(Plotting code records)
::::::::::
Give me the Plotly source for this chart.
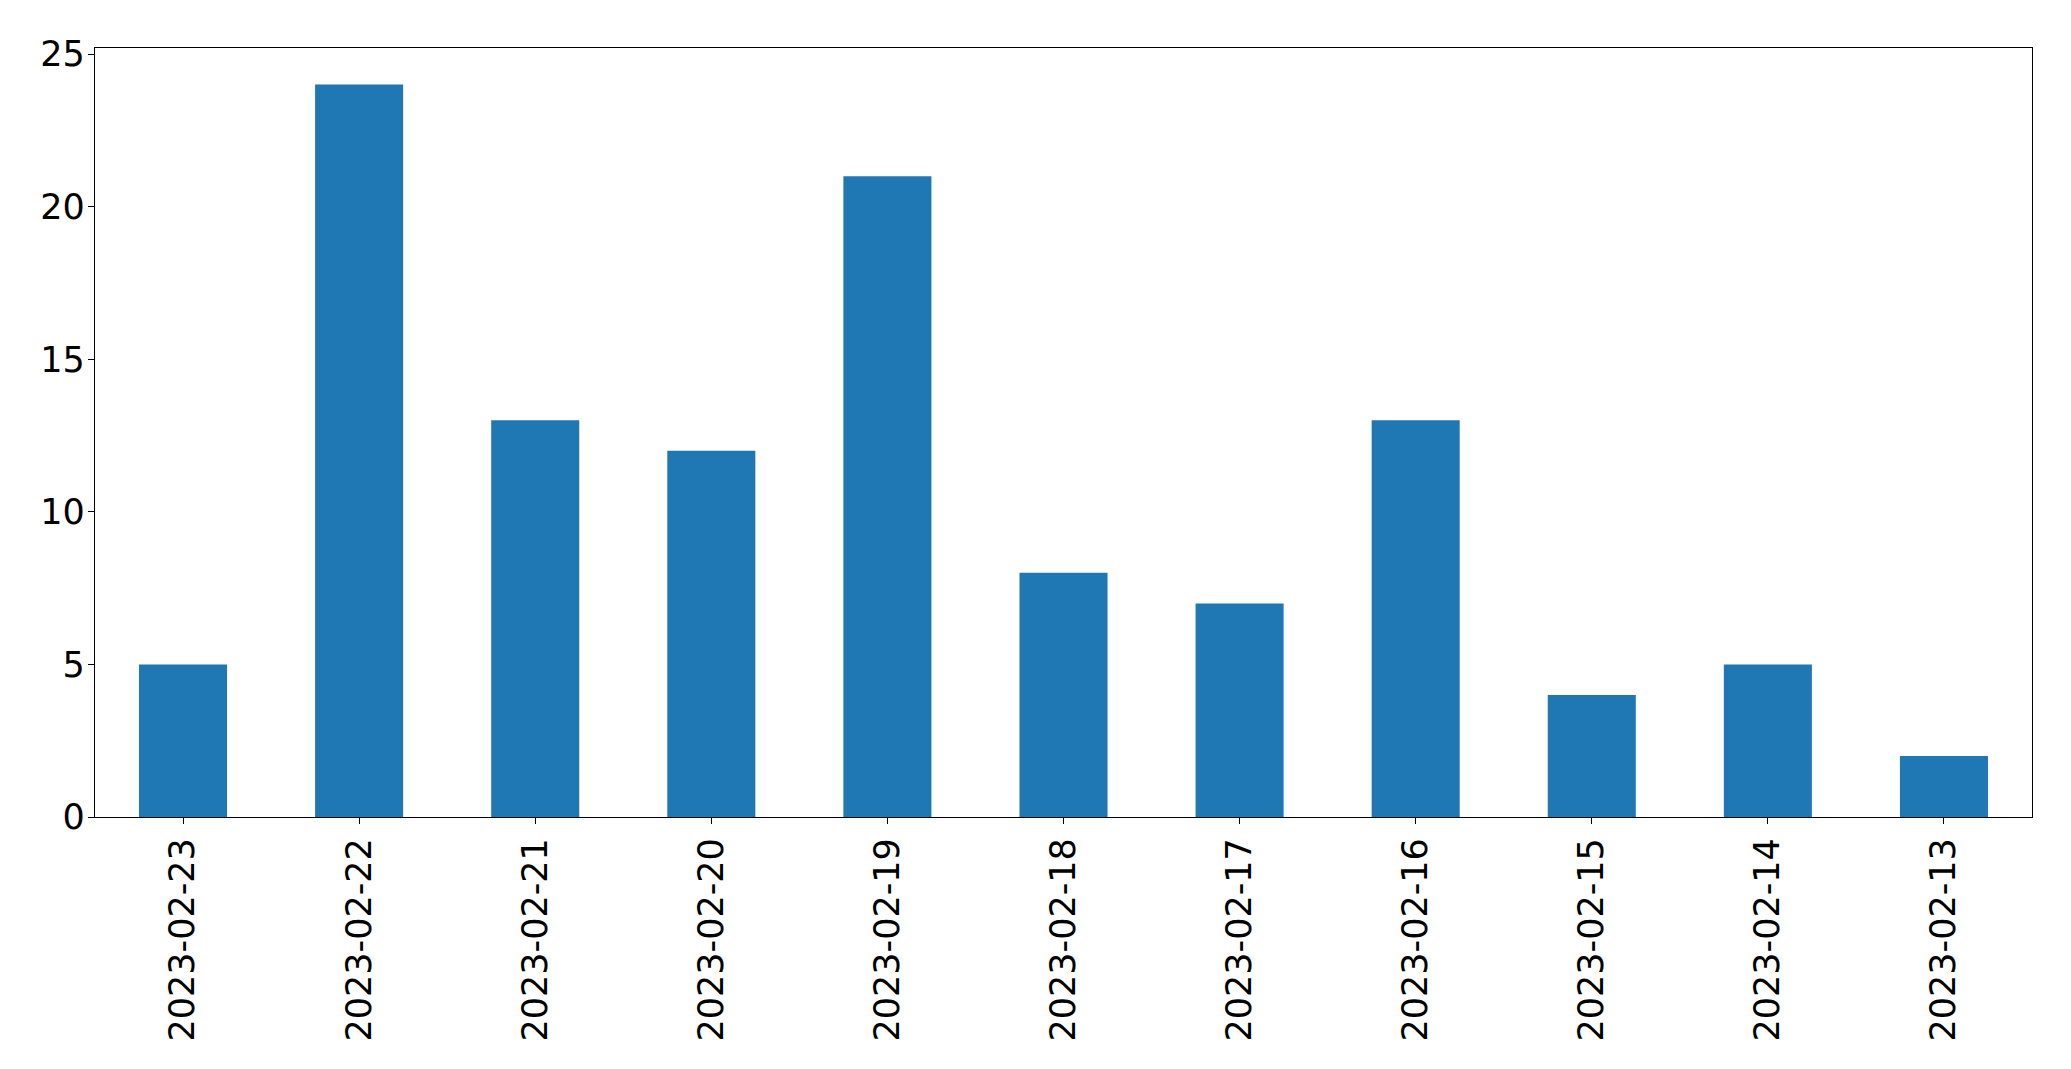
import plotly.graph_objects as go

dates = ["2023-02-23", "2023-02-22", "2023-02-21", "2023-02-20", "2023-02-19",
         "2023-02-18", "2023-02-17", "2023-02-16", "2023-02-15", "2023-02-14",
         "2023-02-13"]
counts = [5, 24, 13, 12, 21, 8, 7, 13, 4, 5, 2]
y_ticks = [0, 5, 10, 15, 20, 25]

fig = go.Figure()
fig.add_trace(go.Bar(x=dates, y=counts, marker=dict(color="#1f77b4", line=dict(width=0)),
                     width=0.5))

font = dict(family="DejaVu Sans", size=35, color="black")
fig.update_layout(
    width=2063, height=1061,
    paper_bgcolor="white", plot_bgcolor="white",
    margin=dict(l=87, r=39, t=40, b=252, autoexpand=False),
    showlegend=False,
    font=font,
    bargap=0.5,
)
fig.update_xaxes(
    type="category", range=[-0.5, 10.5], tickangle=-90,
    showline=True, linecolor="black", linewidth=1.3, mirror=True,
    ticks="outside", ticklen=6, tickcolor="black", tickwidth=1.3,
    showgrid=False, zeroline=False, tickfont=font,
)
fig.update_yaxes(
    range=[0, 25.2], tickvals=y_ticks,
    showline=True, linecolor="black", linewidth=1.3, mirror=True,
    ticks="outside", ticklen=6, tickcolor="black", tickwidth=1.3,
    ticklabelstandoff=-4,
    showgrid=False, zeroline=False, tickfont=font,
)
fig.write_html("out.html")
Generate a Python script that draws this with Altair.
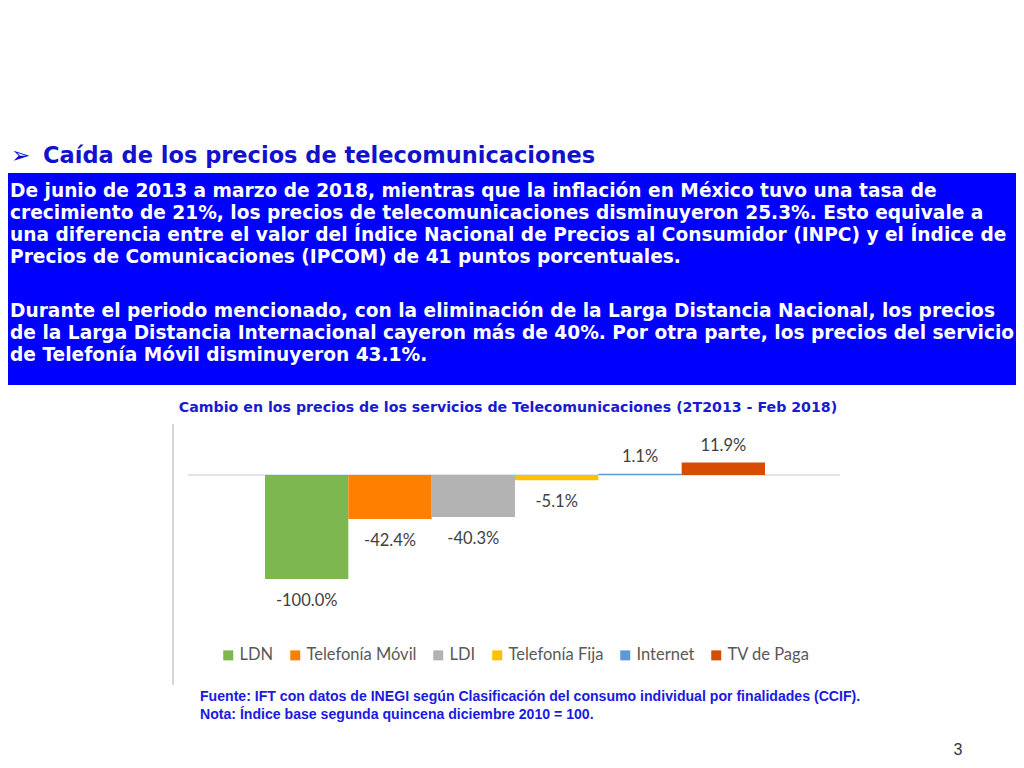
import altair as alt
import pandas as pd

# ---- data ----
categories = ["LDN", "Telefonía Móvil", "LDI", "Telefonía Fija", "Internet", "TV de Paga"]
values = [-100.0, -42.4, -40.3, -5.1, 1.1, 11.9]
labels = ["-100.0%", "-42.4%", "-40.3%", "-5.1%", "1.1%", "11.9%"]
colors = ["#7cb74f", "#ff7f00", "#b3b3b3", "#ffc000", "#5b9bd5", "#d64c00"]

slide_title = "Caída de los precios de telecomunicaciones"
paragraph1 = [
    "De junio de 2013 a marzo de 2018, mientras que la inflación en México tuvo una tasa de",
    "crecimiento de 21%, los precios de telecomunicaciones disminuyeron 25.3%. Esto equivale a",
    "una diferencia entre el valor del Índice Nacional de Precios al Consumidor (INPC) y el Índice de",
    "Precios de Comunicaciones (IPCOM) de 41 puntos porcentuales.",
]
paragraph2 = [
    "Durante el periodo mencionado, con la eliminación de la Larga Distancia Nacional, los precios",
    "de la Larga Distancia Internacional cayeron más de 40%. Por otra parte, los precios del servicio",
    "de Telefonía Móvil disminuyeron 43.1%.",
]
chart_title = "Cambio en los precios de los servicios de Telecomunicaciones (2T2013 - Feb 2018)"
footnotes = [
    "Fuente: IFT con datos de INEGI según Clasificación del consumo individual por finalidades (CCIF).",
    "Nota: Índice base segunda quincena diciembre 2010 = 100.",
]
page_number = "3"

df = pd.DataFrame({"cat": categories, "val": values, "label": labels})
df["i"] = range(len(categories))
one = pd.DataFrame({"k": [0]})

W, H = 1008, 752

# linear slot scale: slot 0 starts at x=257, one slot = 83.33 px
xscale = alt.Scale(domain=[-3.084, 9.012], nice=False, zero=False)
# linear value scale: 0 at y=467, -100 at y=571 (1.04 px per point)
yscale = alt.Scale(domain=[-274.04, 449.04], nice=False, zero=False)
cscale = alt.Scale(domain=categories, range=colors)

deco = alt.Chart(one)


def text_at(txt, x, y, **kw):
    return deco.mark_text(text=txt, **kw).encode(x=alt.value(x), y=alt.value(y))


layers = []
layers.append(deco.mark_rect(color="#0000ff").encode(
    x=alt.value(0), x2=alt.value(W), y=alt.value(165), y2=alt.value(377)))

layers.append(text_at("➢", 3, 155, font="DejaVu Sans", fontSize=23, color="#1010c8",
                      align="left", baseline="alphabetic"))
layers.append(text_at(slide_title, 35, 155, font="DejaVu Sans", fontWeight="bold",
                      fontSize=22.5, color="#1212cc", align="left", baseline="alphabetic"))

para_style = dict(font="DejaVu Sans", fontWeight="bold", fontSize=18.6, color="white",
                  align="left", baseline="alphabetic")
for i, line in enumerate(paragraph1):
    layers.append(text_at(line, 2, 189 + 22 * i, **para_style))
for i, line in enumerate(paragraph2):
    layers.append(text_at(line, 2, 309 + 22 * i, **para_style))

layers.append(text_at(chart_title, 500, 400, font="DejaVu Sans", fontWeight="bold",
                      fontSize=14.2, color="#1a1ad0", align="center", baseline="middle"))

layers.append(deco.mark_rule(color="#c8c8c8", strokeWidth=1.5).encode(
    x=alt.value(165), y=alt.value(416), y2=alt.value(677)))

base = alt.Chart(df).transform_calculate(
    zero="0", i1="datum.i + 1", ic="datum.i + 0.5")

layers.append(base.mark_rule(color="#d9d9e3", strokeWidth=1.5).encode(
    x=alt.value(180), x2=alt.value(832),
    y=alt.Y("zero:Q", scale=yscale, axis=None),
).transform_filter(alt.datum.i == 0))

layers.append(base.mark_rect().encode(
    x=alt.X("i:Q", scale=xscale, axis=None),
    x2="i1:Q",
    y=alt.Y("val:Q", scale=yscale, axis=None),
    y2="zero:Q",
    color=alt.Color("cat:N", scale=cscale, sort=categories, legend=alt.Legend(
        title=None, orient="none", legendX=212, legendY=639, direction="horizontal",
        symbolType="square", symbolSize=100, symbolStrokeWidth=0,
        labelFont="Lato", labelFontSize=16.5, labelColor="#595959", labelOffset=3,
        columnPadding=13, padding=0)),
))

layers.append(base.mark_text(font="Lato", fontSize=16.5, color="#404040", dy=22,
                             baseline="middle").encode(
    x=alt.X("ic:Q", scale=xscale, axis=None),
    y=alt.Y("val:Q", scale=yscale, axis=None),
    text="label:N").transform_filter(alt.datum.val < 0))

layers.append(base.mark_text(font="Lato", fontSize=16.5, color="#404040", dy=-17,
                             baseline="middle").encode(
    x=alt.X("ic:Q", scale=xscale, axis=None),
    y=alt.Y("val:Q", scale=yscale, axis=None),
    text="label:N").transform_filter(alt.datum.val > 0))

foot_style = dict(font="Liberation Sans", fontWeight="bold", fontSize=14.1,
                  color="#1a1ae0", align="left", baseline="middle")
for i, line in enumerate(footnotes):
    layers.append(text_at(line, 192, 689 + 18 * i, **foot_style))

layers.append(text_at(page_number, 950, 742, font="Liberation Sans", fontSize=16,
                      color="#333344", align="center", baseline="middle"))

chart = alt.layer(*layers).properties(
    width=W, height=H, padding=0, autosize=alt.AutoSizeParams(type="none")
).configure_view(stroke=None)

chart.save("out.html", embed_options={"renderer": "svg", "actions": False})
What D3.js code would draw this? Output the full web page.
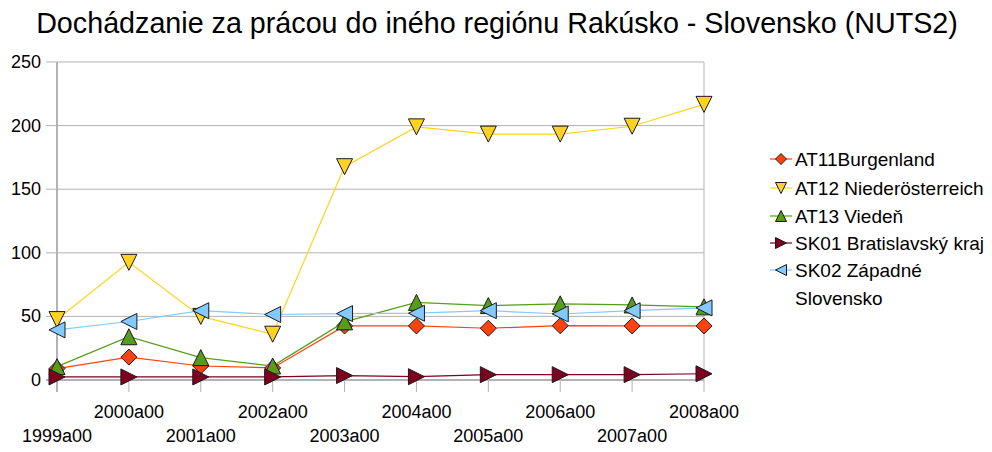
<!DOCTYPE html>
<html><head><meta charset="utf-8">
<script src="https://cdn.jsdelivr.net/npm/d3@7/dist/d3.min.js"></script>
<style>body{margin:0;background:#fff;} text{font-family:"Liberation Sans",Arial,sans-serif;fill:#000;}</style>
</head><body><svg id="c" width="992" height="452"></svg>
<script>
const title = "Dochádzanie za prácou do iného regiónu Rakúsko - Slovensko (NUTS2)";
const categories = ["1999a00","2000a00","2001a00","2002a00","2003a00","2004a00","2005a00","2006a00","2007a00","2008a00"];
const yTicks = [0,50,100,150,200,250];
const seriesNames = ["AT11Burgenland","AT12 Niederösterreich","AT13 Viedeň","SK01 Bratislavský kraj","SK02 Západné Slovensko"];
const at11 = [9, 18, 11, 9.5, 42.5, 42.5, 40.7, 42.7, 42.5, 42.5];
const at12 = [47.5, 92.5, 50, 36, 167.7, 199, 193.3, 193.3, 199.5, 216.7];
const at13 = [10.5, 34, 17.6, 11, 45.7, 61, 58.5, 59.9, 59, 57.5];
const sk01 = [2.4, 2.4, 2.4, 2.4, 3.5, 2.6, 4.2, 4.2, 4.2, 4.9];
const sk02 = [39.4, 46, 54.5, 51.5, 52.2, 52.5, 54.5, 51.9, 54.5, 56.7];
const seriesValues = [at11, at12, at13, sk01, sk02];
const colors = ["#ff420e","#ffd320","#579d1c","#7e0021","#83caff"];
const shapes = ["diamond","down","up","right","left"];

const svg = d3.select("#c");
const x = d3.scalePoint().domain(categories).range([57, 704]);
const y = d3.scaleLinear().domain([0,250]).range([380, 62]);
const grid = "#b3b3b3";

svg.append("text").attr("x", 497).attr("y", 33).attr("text-anchor","middle")
  .style("font-size","28.7px").text(title);

svg.append("g").selectAll("line").data(yTicks).join("line")
  .attr("x1", 46).attr("x2", 704).attr("y1", d=>y(d)).attr("y2", d=>y(d))
  .attr("stroke", grid).attr("stroke-width", d=> d===0 ? 2 : 1);
svg.append("g").selectAll("text").data(yTicks).join("text")
  .attr("x", 41).attr("y", d=>y(d)+6).attr("text-anchor","end")
  .style("font-size","18px").text(d=>d);
svg.append("line").attr("x1",x(categories[0])).attr("x2",x(categories[0]))
  .attr("y1",y(250)).attr("y2",392).attr("stroke",grid).attr("stroke-width",2);
svg.append("line").attr("x1",x(categories[9])).attr("x2",x(categories[9]))
  .attr("y1",y(250)).attr("y2",392).attr("stroke",grid).attr("stroke-width",1);
svg.append("g").selectAll("line").data(categories.slice(1,9)).join("line")
  .attr("x1", d=>x(d)).attr("x2", d=>x(d)).attr("y1", y(0)).attr("y2", 392)
  .attr("stroke", grid).attr("stroke-width", 1);
svg.append("g").selectAll("text").data(categories).join("text")
  .attr("x", d=>x(d)).attr("y", (d,i)=> i%2===0 ? 442 : 418).attr("text-anchor","middle")
  .style("font-size","18px").text(d=>d);

function symPath(shape, s){
  const h = s/2;
  switch(shape){
    case "diamond": return `M0,${-h}L${h},0L0,${h}L${-h},0Z`;
    case "up": return `M0,${-h}L${h},${h}L${-h},${h}Z`;
    case "down": return `M0,${h}L${h},${-h}L${-h},${-h}Z`;
    case "right": return `M${h},0L${-h},${-h}L${-h},${h}Z`;
    case "left": return `M${-h},0L${h},${-h}L${h},${h}Z`;
  }
}

const line = d3.line().x((d,i)=>x(categories[i])).y(d=>y(d));
seriesValues.forEach((vals, si)=>{
  const g = svg.append("g");
  g.append("path").attr("d", line(vals)).attr("fill","none")
    .attr("stroke", colors[si]).attr("stroke-width", 1.2);
  g.selectAll("path.m").data(vals).join("path").attr("class","m")
    .attr("transform",(d,i)=>`translate(${x(categories[i])},${y(d)})`)
    .attr("d", symPath(shapes[si], 16))
    .attr("fill", colors[si]).attr("stroke","#1a1a1a").attr("stroke-width",1);
});

const lg = svg.append("g");
const rows = [166, 195, 223, 250, 277];
seriesNames.forEach((n, si)=>{
  const yy = rows[si] - 7;
  lg.append("line").attr("x1",770).attr("x2",792).attr("y1",yy).attr("y2",yy)
    .attr("stroke",colors[si]).attr("stroke-width",1.2);
  lg.append("path").attr("transform",`translate(781,${yy})`).attr("d",symPath(shapes[si],11))
    .attr("fill",colors[si]).attr("stroke","#1a1a1a").attr("stroke-width",1);
  const t = lg.append("text").attr("x",795).attr("y",rows[si]).style("font-size","19px");
  if (si===4){
    t.append("tspan").text("SK02 Západné");
    t.append("tspan").attr("x",795).attr("dy",28).text("Slovensko");
  } else t.text(n);
});
</script></body></html>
::::::::::
**Task goal:**
From the first line of the entries above down to the line holding "import pandas as pd", quote each line exactly and nothing else, skipping pictures.

**Finished task:**
Give me the Plotly source for this chart.
import plotly.graph_objects as go

dates = ["2023-02-23", "2023-02-22", "2023-02-21", "2023-02-20", "2023-02-19",
         "2023-02-18", "2023-02-17", "2023-02-16", "2023-02-15", "2023-02-14",
         "2023-02-13"]
counts = [5, 24, 13, 12, 21, 8, 7, 13, 4, 5, 2]
y_ticks = [0, 5, 10, 15, 20, 25]

fig = go.Figure()
fig.add_trace(go.Bar(x=dates, y=counts, marker=dict(color="#1f77b4", line=dict(width=0)),
                     width=0.5))

font = dict(family="DejaVu Sans", size=35, color="black")
fig.update_layout(
    width=2063, height=1061,
    paper_bgcolor="white", plot_bgcolor="white",
    margin=dict(l=87, r=39, t=40, b=252, autoexpand=False),
    showlegend=False,
    font=font,
    bargap=0.5,
)
fig.update_xaxes(
    type="category", range=[-0.5, 10.5], tickangle=-90,
    showline=True, linecolor="black", linewidth=1.3, mirror=True,
    ticks="outside", ticklen=6, tickcolor="black", tickwidth=1.3,
    showgrid=False, zeroline=False, tickfont=font,
)
fig.update_yaxes(
    range=[0, 25.2], tickvals=y_ticks,
    showline=True, linecolor="black", linewidth=1.3, mirror=True,
    ticks="outside", ticklen=6, tickcolor="black", tickwidth=1.3,
    ticklabelstandoff=-4,
    showgrid=False, zeroline=False, tickfont=font,
)
fig.write_html("out.html")
Generate a Python script that draws this with Altair.
import altair as alt
import pandas as pd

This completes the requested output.